A decisão segue o entendimento prevalecente no TST de que as revistas dirigidas a todos os empregados e sem contato físico de qualquer natureza não caracterizam dano moral.
Tal decisão segue na mesma direção que os Tribunais Regionais, em sua maioria, já adotavam quanto à questão, de modo que tal posicionamento tenderá a ser o adotado pelos juízes de 1º grau quando forem confrontados com casos semelhantes.
Na hipótese em questão, o TST entendeu que o procedimento adotado pela referida rede de supermercado não atentava diretamente contra a honra e intimidade de seus empregados, por dois principais motivos.

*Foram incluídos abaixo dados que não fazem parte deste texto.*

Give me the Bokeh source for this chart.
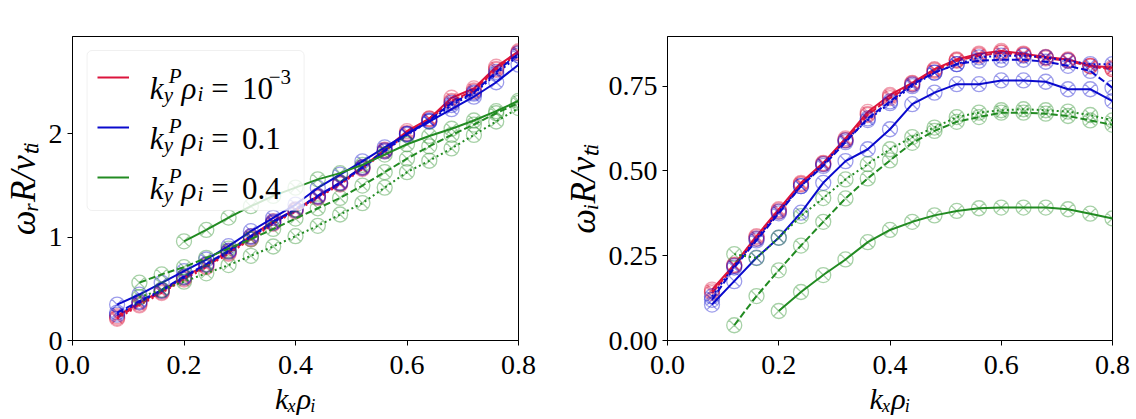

O primeiro, de que a revista era obrigatória para todos os empregados, não havendo individualização de um ou outro, de forma reiterada, para que fossem submetidos ao procedimento. Com isso, não estamos diante de condutas que visam perseguir e humilhar certos empregados, mas apenas de que o empregador possa atuar para a proteção de seu patrimônio.

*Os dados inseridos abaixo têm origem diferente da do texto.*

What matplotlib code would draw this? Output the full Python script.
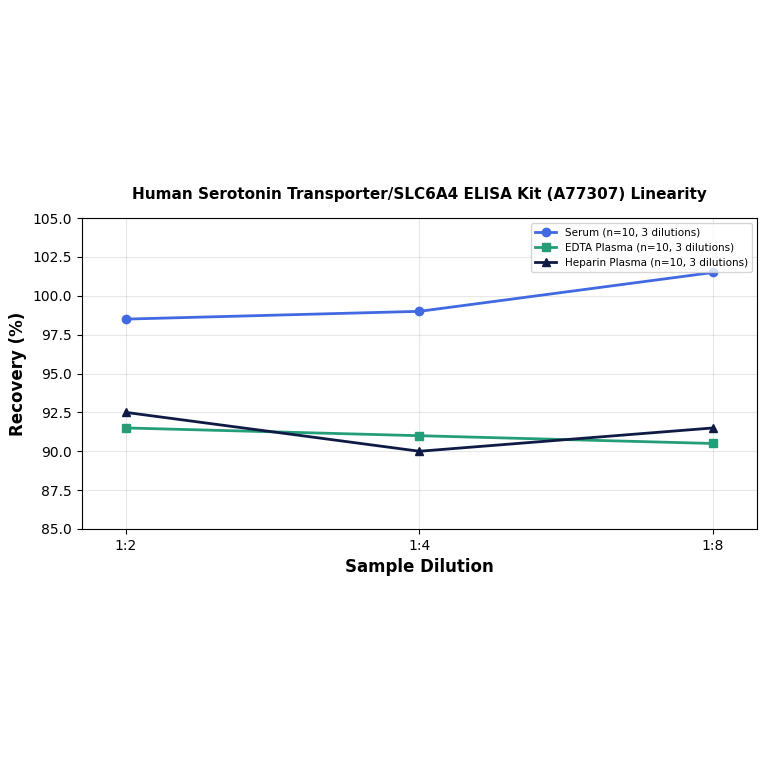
import matplotlib
matplotlib.use('Agg')
from matplotlib import pyplot as plt

# data
dilutions = ['1:2', '1:4', '1:8']
serum = [98.5, 99.0, 101.5]
edta = [91.5, 91.0, 90.5]
heparin = [92.5, 90.0, 91.5]

fig = plt.figure(figsize=(7.64, 7.64), dpi=100)
ax = fig.add_axes([0.107, 0.3076, 0.884, 0.407])

x = range(len(dilutions))
ax.plot(x, serum, color='#4169E1', marker='o', linewidth=2, markersize=6,
        label='Serum (n=10, 3 dilutions)')
ax.plot(x, edta, color='#249E78', marker='s', linewidth=2, markersize=6,
        label='EDTA Plasma (n=10, 3 dilutions)')
ax.plot(x, heparin, color='#0F1B45', marker='^', linewidth=2, markersize=6,
        label='Heparin Plasma (n=10, 3 dilutions)')

ax.set_xticks(list(x))
ax.set_xticklabels(dilutions)
ax.set_xlim(-0.15, 2.15)
ax.set_ylim(85, 105)
ax.set_yticks([85 + 2.5 * i for i in range(9)])
ax.tick_params(labelsize=10)
ax.grid(True, alpha=0.3)

ax.set_xlabel('Sample Dilution', fontsize=12, fontweight='bold')
ax.set_ylabel('Recovery (%)', fontsize=12, fontweight='bold')
ax.set_title('Human Serotonin Transporter/SLC6A4 ELISA Kit (A77307) Linearity',
             fontsize=11, fontweight='bold', pad=14)
ax.legend(loc='upper right', fontsize=7.5)

fig.savefig('out.png', dpi=100)
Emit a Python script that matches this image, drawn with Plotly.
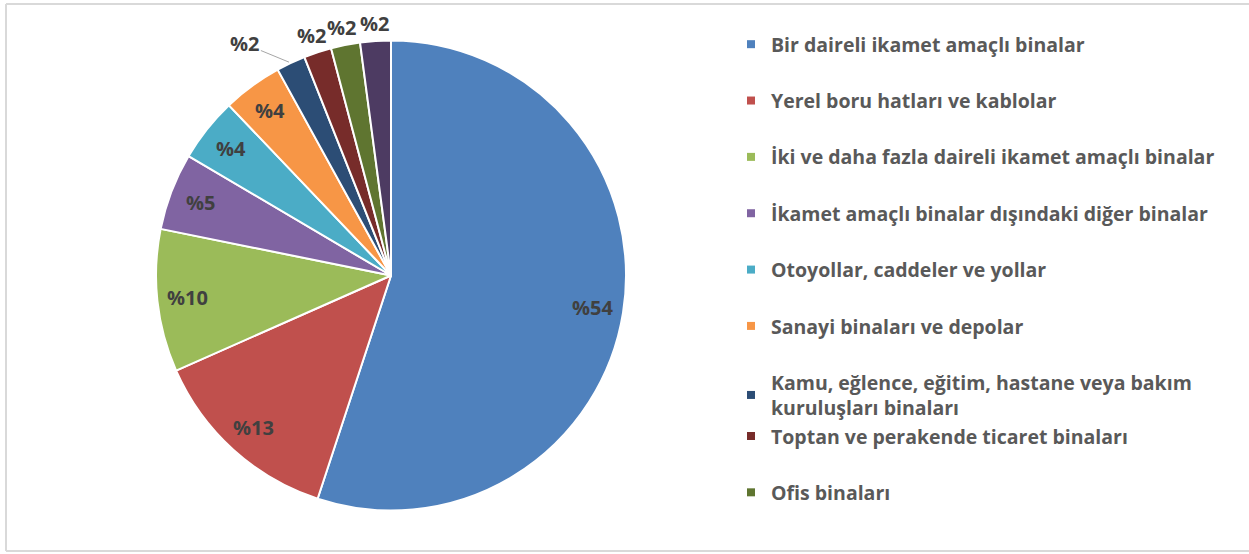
import math
import plotly.graph_objects as go

categories = [
    "Bir daireli ikamet amaçlı binalar",
    "Yerel boru hatları ve kablolar",
    "İki ve daha fazla daireli ikamet amaçlı binalar",
    "İkamet amaçlı binalar dışındaki diğer binalar",
    "Otoyollar, caddeler ve yollar",
    "Sanayi binaları ve depolar",
    "Kamu, eğlence, eğitim, hastane veya bakım<br>kuruluşları binaları",
    "Toptan ve perakende ticaret binaları",
    "Ofis binaları",
    "Diğer",
]
values = [55.0, 13.3, 9.8, 5.3, 4.4, 4.1, 2.0, 1.9, 2.0, 2.1]
labels_text = ["%54", "%13", "%10", "%5", "%4", "%4", "%2", "%2", "%2", "%2"]
label_outside = [False] * 6 + [True] * 4
label_leader = [False] * 6 + [True, False, False, False]
colors = ["#4F81BD", "#C0504D", "#9BBB59", "#8064A2", "#4BACC6",
          "#F79646", "#2C4D75", "#772C2A", "#5F7530", "#4D3B62"]
legend_count = 9
legend_groups = ["g1", "g2", "g3", "g4", "g5", "g6", "g7", "g7", "g8"]

W, H = 1249, 554
cx, cy, r = 391, 275.5, 235
FONT = "Open Sans"

fig = go.Figure()
fig.add_trace(go.Pie(
    labels=categories,
    values=values,
    textinfo="none",
    sort=False,
    direction="clockwise",
    rotation=0,
    marker=dict(colors=colors, line=dict(color="white", width=2)),
    showlegend=False,
    hoverinfo="label+percent",
    domain=dict(x=[(cx - r) / W, (cx + r) / W],
                y=[1 - (cy + r) / H, 1 - (cy - r) / H]),
))

# data labels placed along each slice's mid-angle (derived from values)
total = sum(values)
cum = 0.0
annotations = []
for v, txt, out, lead in zip(values, labels_text, label_outside, label_leader):
    mid = (cum + v / 2) / total * 2 * math.pi
    cum += v
    if out and lead:
        px = cx + r * math.sin(mid)
        py = cy - r * math.cos(mid)
        annotations.append(dict(
            x=px / W, y=1 - py / H, xref="paper", yref="paper",
            text=txt, showarrow=True, arrowhead=0, arrowwidth=1,
            arrowcolor="#A6A6A6", ax=-46, ay=-19, standoff=2,
            font=dict(family=FONT, size=20, color="#404040", weight="bold"),
        ))
        continue
    rr = r + 18 if out else 0.87 * r
    px = cx + rr * math.sin(mid)
    py = cy - rr * math.cos(mid)
    annotations.append(dict(
        x=px / W, y=1 - py / H, xref="paper", yref="paper",
        text=txt, showarrow=False, xanchor="center", yanchor="middle",
        font=dict(family=FONT, size=20, color="#404040", weight="bold"),
    ))

for i in range(legend_count):
    fig.add_trace(go.Scatter(
        x=[None], y=[None], mode="markers",
        name=categories[i],
        legendgroup=legend_groups[i],
        marker=dict(symbol="square", size=8, color=colors[i]),
        showlegend=True,
        hoverinfo="skip",
    ))

border = dict(color="#D9D9D9", width=2)
fig.update_layout(
    width=W, height=H,
    margin=dict(l=0, r=0, t=0, b=0, autoexpand=False),
    paper_bgcolor="white",
    plot_bgcolor="white",
    xaxis=dict(visible=False),
    yaxis=dict(visible=False),
    annotations=annotations,
    legend=dict(
        x=731 / W, y=1 - 25 / H, xanchor="left", yanchor="top",
        font=dict(family=FONT, size=19.5, color="#595959", weight="bold"),
        tracegroupgap=28,
        traceorder="grouped",
        itemsizing="trace",
        bgcolor="rgba(0,0,0,0)",
    ),
    shapes=[
        dict(type="line", xref="paper", yref="paper", x0=6 / W, x1=6 / W,
             y0=3 / H, y1=1 - 4 / H, line=border, layer="below"),
        dict(type="line", xref="paper", yref="paper", x0=6 / W, x1=1,
             y0=1 - 4 / H, y1=1 - 4 / H, line=border, layer="below"),
        dict(type="line", xref="paper", yref="paper", x0=6 / W, x1=1,
             y0=3 / H, y1=3 / H, line=border, layer="below"),
    ],
)

fig.write_html("out.html", config={"displayModeBar": False},
               post_script="document.body.style.margin='0';"
                           "document.body.style.overflow='hidden';")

O segundo ponto é de que as revistas não eram íntimas, ou seja, não eram feitas diretamente no corpo e roupas dos empregados, mas apenas em bolsas, sacolas, armários, pochetes etc. A justificativa para tal permissão é de que o procedimento é razoável para a proteção patrimonial que busca a empresa, uma vez que tais acessórios são os principais meios para que se operem furtos e desvios no ambiente de trabalho.

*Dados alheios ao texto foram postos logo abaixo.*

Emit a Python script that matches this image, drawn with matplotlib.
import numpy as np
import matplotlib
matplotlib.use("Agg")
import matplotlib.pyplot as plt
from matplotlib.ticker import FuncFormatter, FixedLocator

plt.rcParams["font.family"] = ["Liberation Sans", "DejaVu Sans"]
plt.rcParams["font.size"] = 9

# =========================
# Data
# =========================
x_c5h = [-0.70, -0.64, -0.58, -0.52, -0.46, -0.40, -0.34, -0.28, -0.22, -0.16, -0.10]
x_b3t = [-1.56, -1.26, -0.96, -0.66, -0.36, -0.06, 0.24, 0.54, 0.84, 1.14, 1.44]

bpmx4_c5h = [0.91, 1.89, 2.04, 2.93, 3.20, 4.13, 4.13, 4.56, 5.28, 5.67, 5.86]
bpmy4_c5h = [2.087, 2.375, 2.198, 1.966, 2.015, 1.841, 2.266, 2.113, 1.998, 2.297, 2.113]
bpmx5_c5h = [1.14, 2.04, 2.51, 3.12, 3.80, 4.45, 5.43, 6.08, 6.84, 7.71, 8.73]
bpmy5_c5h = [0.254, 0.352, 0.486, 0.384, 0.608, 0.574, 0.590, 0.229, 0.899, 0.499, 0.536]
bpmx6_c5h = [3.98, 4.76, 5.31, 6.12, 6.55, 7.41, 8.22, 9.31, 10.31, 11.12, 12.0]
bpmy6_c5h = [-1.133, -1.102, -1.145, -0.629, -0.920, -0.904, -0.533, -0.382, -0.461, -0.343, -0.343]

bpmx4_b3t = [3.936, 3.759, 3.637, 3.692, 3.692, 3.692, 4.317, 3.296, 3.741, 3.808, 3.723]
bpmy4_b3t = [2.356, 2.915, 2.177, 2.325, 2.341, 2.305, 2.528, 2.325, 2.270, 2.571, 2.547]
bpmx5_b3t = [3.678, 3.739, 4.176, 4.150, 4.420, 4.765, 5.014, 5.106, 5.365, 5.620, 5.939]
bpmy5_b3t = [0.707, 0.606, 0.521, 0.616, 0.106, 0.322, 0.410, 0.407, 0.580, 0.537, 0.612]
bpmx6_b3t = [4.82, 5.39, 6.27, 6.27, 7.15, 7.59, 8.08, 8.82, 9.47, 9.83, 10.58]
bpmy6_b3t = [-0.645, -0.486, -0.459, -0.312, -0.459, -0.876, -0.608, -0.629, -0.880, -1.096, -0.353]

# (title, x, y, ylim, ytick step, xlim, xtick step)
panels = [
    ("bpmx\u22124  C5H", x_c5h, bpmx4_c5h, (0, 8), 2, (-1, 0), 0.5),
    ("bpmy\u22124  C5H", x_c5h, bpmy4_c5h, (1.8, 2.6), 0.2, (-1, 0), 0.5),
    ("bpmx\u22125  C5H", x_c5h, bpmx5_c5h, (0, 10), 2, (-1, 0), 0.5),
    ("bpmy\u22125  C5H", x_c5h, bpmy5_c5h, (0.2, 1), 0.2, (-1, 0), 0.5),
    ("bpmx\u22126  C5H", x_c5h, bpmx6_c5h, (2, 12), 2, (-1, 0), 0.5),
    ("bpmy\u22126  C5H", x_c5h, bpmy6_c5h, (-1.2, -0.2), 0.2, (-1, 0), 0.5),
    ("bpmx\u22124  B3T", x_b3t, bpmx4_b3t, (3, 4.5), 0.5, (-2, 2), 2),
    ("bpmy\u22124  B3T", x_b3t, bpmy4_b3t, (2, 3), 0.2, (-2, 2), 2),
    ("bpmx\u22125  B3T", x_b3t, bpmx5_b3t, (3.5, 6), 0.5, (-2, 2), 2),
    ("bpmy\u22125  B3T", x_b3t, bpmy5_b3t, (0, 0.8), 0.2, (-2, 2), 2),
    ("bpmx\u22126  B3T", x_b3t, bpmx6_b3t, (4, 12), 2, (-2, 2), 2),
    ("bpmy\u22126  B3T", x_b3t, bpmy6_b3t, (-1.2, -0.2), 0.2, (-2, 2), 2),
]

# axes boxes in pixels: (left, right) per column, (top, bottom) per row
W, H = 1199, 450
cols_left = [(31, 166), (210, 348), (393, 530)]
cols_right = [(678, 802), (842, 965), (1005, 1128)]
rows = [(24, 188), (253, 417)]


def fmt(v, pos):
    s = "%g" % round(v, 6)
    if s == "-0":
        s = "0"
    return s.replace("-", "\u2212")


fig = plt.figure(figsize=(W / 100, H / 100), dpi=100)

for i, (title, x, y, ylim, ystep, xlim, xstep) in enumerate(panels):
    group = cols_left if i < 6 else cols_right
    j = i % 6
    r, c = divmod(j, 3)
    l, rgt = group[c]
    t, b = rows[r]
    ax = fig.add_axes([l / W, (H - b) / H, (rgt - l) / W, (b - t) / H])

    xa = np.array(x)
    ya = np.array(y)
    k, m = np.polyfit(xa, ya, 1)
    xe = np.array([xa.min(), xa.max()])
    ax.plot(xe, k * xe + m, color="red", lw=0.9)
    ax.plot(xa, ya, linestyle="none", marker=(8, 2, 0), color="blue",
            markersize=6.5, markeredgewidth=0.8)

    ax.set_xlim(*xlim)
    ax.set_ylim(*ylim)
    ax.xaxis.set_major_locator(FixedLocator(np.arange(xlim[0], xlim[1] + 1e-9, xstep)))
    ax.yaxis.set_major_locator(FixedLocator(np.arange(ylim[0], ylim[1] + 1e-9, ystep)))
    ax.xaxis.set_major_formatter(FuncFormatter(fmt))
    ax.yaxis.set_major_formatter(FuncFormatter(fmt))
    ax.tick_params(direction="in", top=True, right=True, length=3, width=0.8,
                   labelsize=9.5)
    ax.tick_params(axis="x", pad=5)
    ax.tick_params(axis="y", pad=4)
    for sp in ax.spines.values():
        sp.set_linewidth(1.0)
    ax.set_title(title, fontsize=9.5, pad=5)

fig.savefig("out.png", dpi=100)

Tal decisão, no entanto, não exaure todas as possibilidades e exceções que podem se aplicar a tal regra.
Apesar de ser um norte importante para que se estabeleça uma legalidade do procedimento de revistas, sempre podemos estar diante de situações excepcionais, como na hipótese de um empregado precisar portar um item de uso pessoal em seus pertences, como medicamentos de uso controlado ou mesmo decorrente de sua intimidade. Nesses casos, o procedimento de revista poderia gerar constrangimento apto à reparação moral.
Não existe receita de bolo para a questão, sendo que a jurisprudência nesses casos sempre irá sopesar os direitos envolvidos no debate antes de decidir sobre o tema, sempre com o norte sendo a boa-fé e a razoabilidade nos procedimentos seguidos pelos empregadores.
Atualmente, as empresas podem contar com novos meios de proteção patrimonial que não as obriguem a expor seus empregados a situações constrangedoras. A instalação de sistema de vigilância, com câmeras e guardas patrimoniais, instalação de detectores de metais, radiografia etc. obstam a necessidade de se realizar revistas íntimas nos trabalhadores, de modo que a jurisprudência tenderá, futuramente, a ser cada vez mais rígida com procedimentos que violem mais diretamente a intimidade de seus empregados.
Por enquanto, vale a regra do bom-senso, para que se caso tais procedimentos se operem, que eles sejam feitos com o mínimo de intromissão na esfera pessoal do empregado, e apenas nos casos onde a adoção de revistas seja proporcional ao bem material que se busca resguardar.